Re:Nintendo's down but its marketing is fine (1)

unclethursday (664807) | more than 10 years ago | (#7605100)

A while back MS fired a bunch of Japanese employees by escorting them one-by-one into an office, telling them they were fired, and having armed security make sure they got out quickly. This kind of action is not taken well in Japan, where employers often enough try to do as much as possible to assist those they have to let go in respect.

Um, the Xbox had been tanking in Japan for over a year, already, when MS did this. While it certainly didn't help Xbox sales, it couldn't have made them much worse, since the PSOne and Wonderswan Crystal consitently outselll the Xbox in Japan. (In fact, this happened a few months back, and the Xbox just had it's best week EVER in Japan, selling aroun 7k units in one week; which shows this didn't affect the Japanese market too much, and, in fact, Xbox sales increased by a few dozen units right after they fired the people.)

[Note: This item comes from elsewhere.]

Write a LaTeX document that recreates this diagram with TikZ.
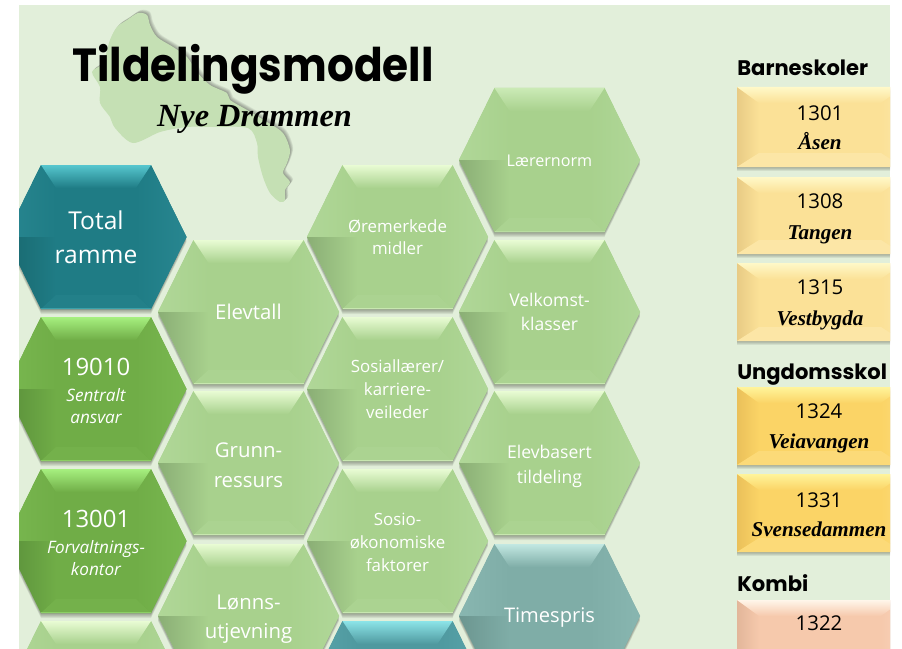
\documentclass[tikz,border=0pt]{standalone}
\usepackage{fontspec}
\usepackage{xcolor}
\usetikzlibrary{calc}

\newfontfamily\headfont{Poppins}
\newfontfamily\titlefont[FakeStretch=0.91]{Poppins}
\newfontfamily\hexfont{Open Sans}
\newfontfamily\brushfont{Liberation Serif}

\definecolor{sheet}{HTML}{E2EFDA}
\definecolor{island}{HTML}{C5E0B4}
% hexagon colours: Base, Top, Low (lower left), Up (upper sides)
\definecolor{leafBase}{HTML}{A8D18D}
\definecolor{leafTop}{HTML}{E9FCD4}
\definecolor{leafLow}{HTML}{8AAE75}
\definecolor{leafUp}{HTML}{B0D798}
\definecolor{normBase}{HTML}{A8D18D}
\definecolor{normTop}{HTML}{CBEAB6}
\definecolor{normLow}{HTML}{8AAE75}
\definecolor{normUp}{HTML}{B0D798}
\definecolor{moneyBase}{HTML}{70AD47}
\definecolor{moneyTop}{HTML}{A6F07F}
\definecolor{moneyLow}{HTML}{5A8F3A}
\definecolor{moneyUp}{HTML}{79B850}
\definecolor{totalBase}{HTML}{1F7C85}
\definecolor{totalTop}{HTML}{56C6CE}
\definecolor{totalLow}{HTML}{19686F}
\definecolor{totalUp}{HTML}{288690}
\definecolor{rateBase}{HTML}{4F999F}
\definecolor{rateTop}{HTML}{8CE4E8}
\definecolor{rateLow}{HTML}{3F7F85}
\definecolor{rateUp}{HTML}{5AA5AB}
\definecolor{priceBase}{HTML}{7FADA7}
\definecolor{priceTop}{HTML}{C2E8E2}
\definecolor{priceLow}{HTML}{6C9690}
\definecolor{priceUp}{HTML}{88B6B0}
% school boxes
\definecolor{barnBase}{HTML}{FBE197}
\definecolor{barnTop}{HTML}{FFF9C8}
\definecolor{barnLow}{HTML}{E8CB85}
\definecolor{barnUp}{HTML}{FCE6A6}
\definecolor{ungBase}{HTML}{FBD466}
\definecolor{ungTop}{HTML}{FFF49A}
\definecolor{ungLow}{HTML}{EAC05A}
\definecolor{ungUp}{HTML}{FCDA78}
\definecolor{kombiBase}{HTML}{F6C9AC}
\definecolor{kombiTop}{HTML}{FFF6EA}
\definecolor{kombiLow}{HTML}{E2B69A}
\definecolor{kombiUp}{HTML}{F8D2BA}

\tikzset{
	lab/.style 2 args={font=\hexfont\fontsize{#1}{#2}\selectfont, text=white, align=center, inner sep=0pt},
	slanted/.style 2 args={font=\hexfont\itshape\fontsize{#1}{#2}\selectfont, text=white, align=center, inner sep=0pt},
	number/.style={font=\hexfont\fontsize{14.5}{17}\selectfont, text=black, inner sep=0pt},
	school/.style={font=\brushfont\bfseries\itshape\fontsize{#1}{#1}\selectfont, text=black, inner sep=0pt, anchor=base},
	heading/.style={font=\headfont\bfseries\fontsize{15}{17}\selectfont, text=black, inner sep=0pt, anchor=base west},
}

\newcommand{\hexoutline}{(-90.5,0) -- (-55,-72) -- (55,-72) -- (90.5,0) -- (55,72) -- (-55,72) -- cycle}

% \hexcell{x}{y}{colour prefix}
\newcommand{\hexcell}[3]{
	\begin{scope}[shift={(#1,#2)}]
		\foreach \d in {1,2,3,4,5}
			\fill [black, opacity=0.07, yshift=\d*0.25mm*-1] \hexoutline;
		\fill [#3Base] \hexoutline;
		\shade [left color=#3Up, right color=#3Base] (-90.5,0) -- (-55,-72) -- (-40,-49) -- (-40,0) -- cycle;
		\shade [left color=#3Low, right color=#3Base] (-90.5,0) -- (-55,72) -- (-40,58) -- (-40,0) -- cycle;
		\shade [left color=#3Base, right color=#3Up] (90.5,0) -- (55,-72) -- (40,-49) -- (40,0) -- cycle;
		\shade [left color=#3Base, right color=#3Up] (90.5,0) -- (55,72) -- (40,58) -- (40,0) -- cycle;
		\shade [top color=#3Top, bottom color=#3Base] (-55,-72) -- (55,-72) -- (40,-49) -- (-40,-49) -- cycle;
		\fill [#3Up!40!#3Base] (-55,72) -- (55,72) -- (40,58) -- (-40,58) -- cycle;
		\draw [#3Top!50!#3Base, line width=0.25mm] (-55,71.5) -- (55,71.5);
	\end{scope}
}

% \schoolbox{top}{bottom}{colour prefix}
\newcommand{\schoolbox}[3]{
	\foreach \d in {1,2,3,4}
		\fill [black, opacity=0.07] (737,#1+\d) rectangle (903,#2+\d);
	\fill [#3Base] (737,#1) rectangle (903,#2);
	\shade [left color=#3Low, right color=#3Base] (737,#1) -- (759,#1+16) -- (759,#2-14) -- (737,#2) -- cycle;
	\shade [left color=#3Base, right color=#3Up] (903,#1) -- (881,#1+16) -- (881,#2-14) -- (903,#2) -- cycle;
	\shade [top color=#3Top, bottom color=#3Base] (737,#1) -- (903,#1) -- (881,#1+16) -- (759,#1+16) -- cycle;
	\fill [#3Up] (737,#2) -- (903,#2) -- (881,#2-14) -- (759,#2-14) -- cycle;
}

\newcommand{\islandoutline}{plot [smooth cycle] coordinates {(138,13) (147,15) (150,25) (157,37) (173,47) (187,57) (197,72) (210,85) (227,93) (230,100) (247,110) (267,122) (283,133) (290,150) (287,163) (283,173) (290,182) (285,190) (285,200) (280,202) (270,193) (263,177) (258,157) (257,143) (248,128) (213,127) (187,127) (160,132) (133,143) (115,128) (110,117) (100,103) (100,87) (92,72) (103,63) (110,40) (117,27) (127,20)}}

\begin{document}
\begin{tikzpicture}[x=0.25mm, y=-0.25mm]
	\useasboundingbox (0,0) rectangle (902,649);
	\fill [white] (0,0) rectangle (902,649);

	\begin{scope}
	\clip (19,5) rectangle (890,649);
	\fill [sheet] (19,5) rectangle (890,649);

	% island behind the title
	\foreach \d in {6,5,4,3,2,1}
		\fill [black, opacity=0.06, xshift=\d*0.13mm, yshift=\d*0.13mm] \islandoutline;
	\fill [island] \islandoutline;

	% first column
	\hexcell{96}{237}{total}
	\hexcell{96}{389}{money}
	\hexcell{96}{541}{money}
	\hexcell{96}{693}{leaf}

	% second column
	\hexcell{248.5}{312}{leaf}
	\hexcell{248.5}{463}{leaf}
	\hexcell{248.5}{616}{leaf}

	% third column
	\hexcell{397.5}{237}{leaf}
	\hexcell{397.5}{389}{leaf}
	\hexcell{397.5}{541}{leaf}
	\hexcell{397.5}{693}{rate}

	% fourth column
	\hexcell{549.5}{160}{norm}
	\hexcell{549.5}{312}{leaf}
	\hexcell{549.5}{463}{leaf}
	\hexcell{549.5}{616}{price}

	% schools
	\schoolbox{87}{167}{barn}
	\schoolbox{177}{254}{barn}
	\schoolbox{263}{341}{barn}
	\schoolbox{387}{465}{ung}
	\schoolbox{474}{552}{ung}
	\schoolbox{600}{700}{kombi}

	\node (title) [font=\titlefont\bfseries\fontsize{33}{36}\selectfont, inner sep=0pt] at (253,69) {Tildelingsmodell};
	\node (subtitle) [school=23] at (254.5,126) {Nye Drammen};

	\node (total) [lab={17.5}{24}] at (96,237) {Total\\ramme};
	\node (sentralNo) [lab={17}{20}] at (96,367) {19010};
	\node (sentral) [slanted={12.2}{15.7}] at (96,406) {Sentralt\\ansvar};
	\node (forvaltNo) [lab={17}{20}] at (96,519) {13001};
	\node (forvalt) [slanted={12.2}{15.7}] at (96,558) {Forvaltnings-\\kontor};

	\node (elevtall) [lab={14.5}{20}] at (248.5,312) {Elevtall};
	\node (grunn) [lab={14.5}{21}] at (248.5,465) {Grunn-\\ressurs};
	\node (lonn) [lab={14.5}{21}] at (248.5,619) {Lønns-\\utjevning};

	\node (oremerk) [lab={12}{15.7}] at (397.5,237) {Øremerkede\\midler};
	\node (sosial) [lab={12}{16.4}] at (397.5,389) {Sosiallærer/\\karriere-\\veileder};
	\node (sosio) [lab={12}{16.4}] at (397.5,542) {Sosio-\\økonomiske\\faktorer};

	\node (norm) [lab={11.5}{15}] at (549.5,161) {Lærernorm};
	\node (velkomst) [lab={12.5}{17.5}] at (549.5,312) {Velkomst-\\klasser};
	\node (elevbasert) [lab={12.5}{17.8}] at (549.5,466) {Elevbasert\\tildeling};
	\node (timepris) [lab={14.3}{18}] at (549.5,618) {Timespris};

	\node (barne) [heading] at (737,76) {Barneskoler};
	\node (ungdom) [heading] at (737,379) {Ungdomsskol};
	\node (kombi) [heading] at (737,591) {Kombi};

	\node (asenNo) [number] at (820,113) {1301};
	\node (asen) [school=15] at (820,150) {Åsen};
	\node (tangenNo) [number] at (820,201) {1308};
	\node (tangen) [school=15] at (820,239) {Tangen};
	\node (vestNo) [number] at (820,287) {1315};
	\node (vest) [school=15] at (820,325) {Vestbygda};
	\node (veiaNo) [number] at (819,411) {1324};
	\node (veia) [school=15] at (819,448) {Veiavangen};
	\node (svenseNo) [number] at (819,500) {1331};
	\node (svense) [school=15] at (819,536) {Svensedammen};
	\node (kombiNo) [number] at (819,623) {1322};
	\end{scope}
\end{tikzpicture}
\end{document}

While this did happen, it has had positively no bearing on why the Xbox is an absolute failure in the Japanese market. It certainly doesn't explain why they could barely move units each week for a year or so before the firing of the people in the Japanese Xbox Division.

Any other reasons you'd like to hypothesise?

We suffer (0)

Anonymous Coward | more than 10 years ago | (#7596362)

we suffer under the confusing description of editorials as journalism. This is just an immature attempt at editorial on game industry were no research or any aparent attempt at looking at sales inside this industry was done. This article belongs on slashdot for that reason alone but not on any respected industry site. That being said it was on nintendojo and that may be explanation enough.